COVID-19: foreign investment rules tightened
The Government considers that key New Zealand assets will be better protected from being sold to overseas owners in a way contrary to the national interest with the passage of the Overseas Investment (Urgent Measures) Bill. Introduced on 14 May 2020, the Bill received its first reading on 14 May 2020 and was referred to the Finance and Expenditure Committee. The Committee reported back to Parliament on 25 May 2020 and the Bill passed its third reading in Parliament on 27 May 2020. The Bill received the Royal assent on 2 June 2020 to become the Overseas Investment (Urgent Measures) Amendment Act 2020 (No 21 of 2020).
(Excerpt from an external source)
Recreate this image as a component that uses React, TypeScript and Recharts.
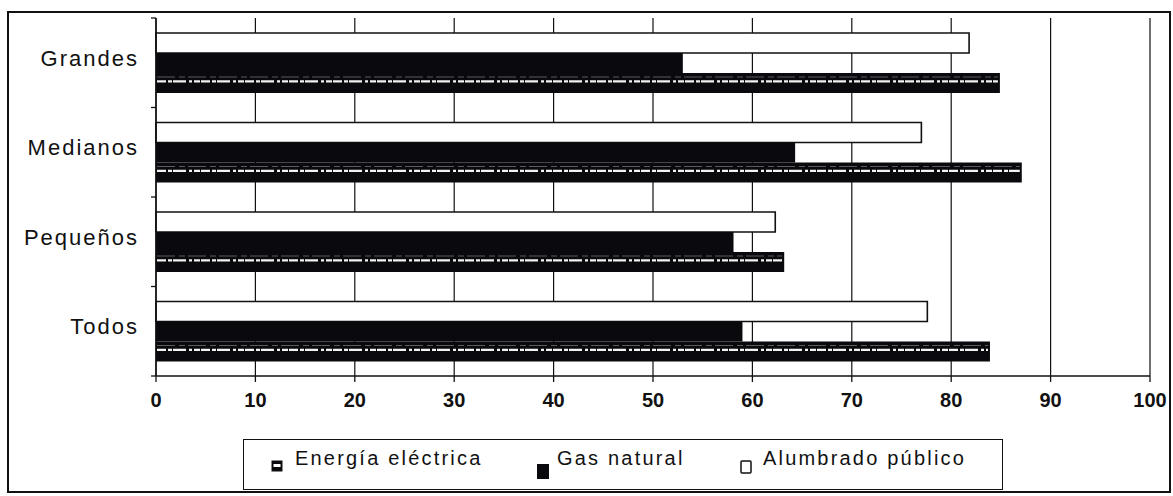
import React from 'react';
import { BarChart, Bar, XAxis, YAxis, CartesianGrid, Legend } from 'recharts';

const categories = ['Grandes', 'Medianos', 'Pequeños', 'Todos'];
const energiaElectrica = [84.9, 87.1, 63.2, 83.9];
const gasNatural = [53.0, 64.3, 58.1, 59.0];
const alumbradoPublico = [81.8, 77.0, 62.3, 77.6];
const xTicks = [0, 10, 20, 30, 40, 50, 60, 70, 80, 90, 100];
const seriesNames = {
  energia: 'Energía eléctrica',
  gas: 'Gas natural',
  alumbrado: 'Alumbrado público',
};
const legendOrder = ['energia', 'gas', 'alumbrado'];

const data = categories.map((c, i) => ({
  categoria: c,
  energia: energiaElectrica[i],
  gas: gasNatural[i],
  alumbrado: alumbradoPublico[i],
}));

const W = 1173;
const H = 496;
const M_TOP = 18;
const M_RIGHT = 23;
const M_BOTTOM = 80;
const X_AXIS_H = 40;
const Y_AXIS_W = 156;
const PLOT_H = H - M_TOP - M_BOTTOM - X_AXIS_H;
const BAND = PLOT_H / categories.length;
const FONT = '"Liberation Sans", Arial, Helvetica, sans-serif';
const INK = '#111';

const EnergyShape = (props: any) => {
  const { x, y, width, height } = props;
  if (!width || width <= 0) return null;
  return (
    <g>
      <rect x={x} y={y} width={width} height={height} fill="#0a0a0e" />
      <line x1={x + 1} x2={x + width - 2} y1={y + height * 0.2} y2={y + height * 0.2}
        stroke="#cfcfcf" strokeWidth={0.7} strokeDasharray="18 4 6 3" opacity={0.6} />
      <line x1={x + 1} x2={x + width - 2} y1={y + height * 0.42} y2={y + height * 0.42}
        stroke="#f2f2f2" strokeWidth={2.4} strokeDasharray="9 2 4 1 13 3 3 2 6 1" />
    </g>
  );
};

const YTick = (props: any) => {
  const { x, y, payload, index } = props;
  const tickSize = 5;
  const tickMargin = 13;
  const axisX = x + tickSize + tickMargin;
  const top = y - BAND / 2;
  const bottom = y + BAND / 2;
  return (
    <g>
      <line x1={axisX - tickSize} x2={axisX} y1={top} y2={top} stroke={INK} strokeWidth={1.3} />
      {index === categories.length - 1 && (
        <line x1={axisX - tickSize} x2={axisX} y1={bottom} y2={bottom} stroke={INK} strokeWidth={1.3} />
      )}
      <text x={x + 1} y={y - 5} dy="0.36em" textAnchor="end" fontFamily={FONT} fontSize={22}
        letterSpacing={2} fill={INK}>
        {payload.value}
      </text>
    </g>
  );
};

const LegendIcon = ({ k }: { k: string }) => {
  if (k === 'energia') {
    return (
      <g>
        <rect x={0} y={-6} width={10} height={10} fill="#0a0a0e" stroke={INK} strokeWidth={1} />
        <rect x={1.5} y={-3} width={7} height={3} fill="#fff" />
      </g>
    );
  }
  if (k === 'gas') {
    return <rect x={0} y={-3} width={12} height={15} fill="#0a0a0e" />;
  }
  return <rect x={0} y={-6} width={10} height={12} fill="#fff" stroke={INK} strokeWidth={1.5} rx={1} />;
};

const legendIconX: Record<string, number> = { energia: 28, gas: 293, alumbrado: 497 };
const legendTextX: Record<string, number> = { energia: 51, gas: 313, alumbrado: 519 };

const renderLegend = (props: any) => {
  const payload = props.payload || [];
  const byKey: Record<string, any> = {};
  payload.forEach((p: any) => { byKey[p.dataKey] = p; });
  return (
    <div style={{ width: 760, height: 51, border: `1.5px solid ${INK}`, boxSizing: 'border-box', background: '#fff' }}>
      <svg width={757} height={48} style={{ display: 'block' }}>
        {legendOrder.map((k) => (
          <g key={k}>
            <g transform={`translate(${legendIconX[k]}, 27)`}>
              <LegendIcon k={k} />
            </g>
            <text x={legendTextX[k]} y={25} fontFamily={FONT} fontSize={20} letterSpacing={2.2} fill={INK}>
              {byKey[k] ? byKey[k].value : (seriesNames as any)[k]}
            </text>
          </g>
        ))}
      </svg>
    </div>
  );
};

export default function App() {
  return (
    <div style={{ position: 'relative', width: W, height: H, background: '#fff', overflow: 'hidden' }}>
      <style>{`body{margin:0;background:#fff;}`}</style>
      <div style={{ position: 'absolute', left: 7, top: 11, width: 1164, height: 482, border: `2px solid ${INK}`, boxSizing: 'border-box' }} />
      <div style={{ position: 'absolute', left: 0, top: 0 }}>
        <BarChart
          width={W}
          height={H}
          data={data}
          layout="vertical"
          margin={{ top: M_TOP, right: M_RIGHT, bottom: M_BOTTOM, left: 0 }}
          barGap={0}
          barSize={20}
        >
          <CartesianGrid horizontal={false} vertical stroke={INK} strokeWidth={1.2} />
          <XAxis
            type="number"
            domain={[0, 100]}
            ticks={xTicks}
            interval={0}
            height={X_AXIS_H}
            axisLine={{ stroke: INK, strokeWidth: 1.5 }}
            tickLine={{ stroke: INK, strokeWidth: 1.3 }}
            tickSize={6}
            tickMargin={11}
            tick={{ fill: INK, fontFamily: FONT, fontSize: 20, fontWeight: 700 }}
          />
          <XAxis
            xAxisId="top"
            orientation="top"
            type="number"
            domain={[0, 100]}
            height={0}
            tick={false}
            tickLine={false}
            axisLine={{ stroke: INK, strokeWidth: 1.5 }}
          />
          <YAxis
            type="category"
            dataKey="categoria"
            width={Y_AXIS_W}
            tickLine={false}
            tickSize={5}
            tickMargin={13}
            axisLine={{ stroke: INK, strokeWidth: 1.5 }}
            tick={<YTick />}
          />
          <Legend
            verticalAlign="middle"
            align="center"
            layout="horizontal"
            content={renderLegend}
            wrapperStyle={{ left: 243, top: 439, width: 760, height: 51 }}
          />
          <Bar dataKey="alumbrado" name={seriesNames.alumbrado} fill="#fff" stroke={INK} strokeWidth={1.6} isAnimationActive={false} />
          <Bar dataKey="gas" name={seriesNames.gas} fill="#0a0a0e" isAnimationActive={false} />
          <Bar dataKey="energia" name={seriesNames.energia} fill="#0a0a0e" shape={<EnergyShape />} isAnimationActive={false} />
        </BarChart>
      </div>
    </div>
  );
}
The Amendment Act amends the Overseas Investment Act 2005 to ensure that risks posed by foreign investment are effectively managed, particularly during the ongoing economic fallout from COVID-19. Declining business values create the potential for overseas investors to acquire ownership or control of business assets without government scrutiny.
The Government aims to strengthen the overseas investment regime through the Amendment Act by the following three major changes:
- The introduction of a national interest test allows the Government to deny consent to any investment ordinarily screened under the Overseas Investment Act 2005 that is deemed contrary to New Zealand’s national interest. Guidance on what the Government will consider under the national interest test is available on Treasury website www.treasury.govt.nz.
- The introduction of a temporary emergency notification powers allows the Government to review certain controlling investment no ordinarily screened under the Overseas Investment Act. If necessary, the Government is empowered to impose conditions on, prohibit, or dispose of those investments if they are contrary to New Zealand’s national interest. The Minister responsible for the Act is to assess whether the emergency power is over-capturing low-risk transactions, and if so, to consider any available options to mitigate this. This process is to occur after 45 days so as to ensure that sufficient data is available to support any assessments made by the Minister.
- The introduction of a national security and public order call-in power replaces the above emergency notification power when it is removed. The Government is empowered to review certain investments in strategically important businesses that are not ordinarily screened under the Overseas Investment Act, and impose conditions on, prohibit, or dispose of those investments that pose a significant risk to national security or public order.
The Overseas Investment (Urgent Measures) Amendment Act has the concurrent aim of supporting productive foreign investment. It will do this by reducing unnecessary regulatory costs on investors.
The Amendment Act is in two parts. Part 1 amends the Overseas Investment Act while Part 2 amends the Anti-Money Laundering and Countering Financing of Terrorism Act 2009, the Fisheries Act 1996, and the Tax Administration Act 1994.
Part 2, subpart 3 of the Overseas Investment (Urgent Measures) Amendment Act amends the Tax Administration Act 1994 by inserting new cl 39B in sch 7, pt C, subpt 1. This amendment overrides the confidentiality provisions in the Tax Administration Act to allow the Commissioner to disclose certain sensitive revenue information to the regulator under the Overseas Investment Act 2005 and to a list of public sector agencies that have some connection with the management of national security or public order risks associated with transactions by overseas persons.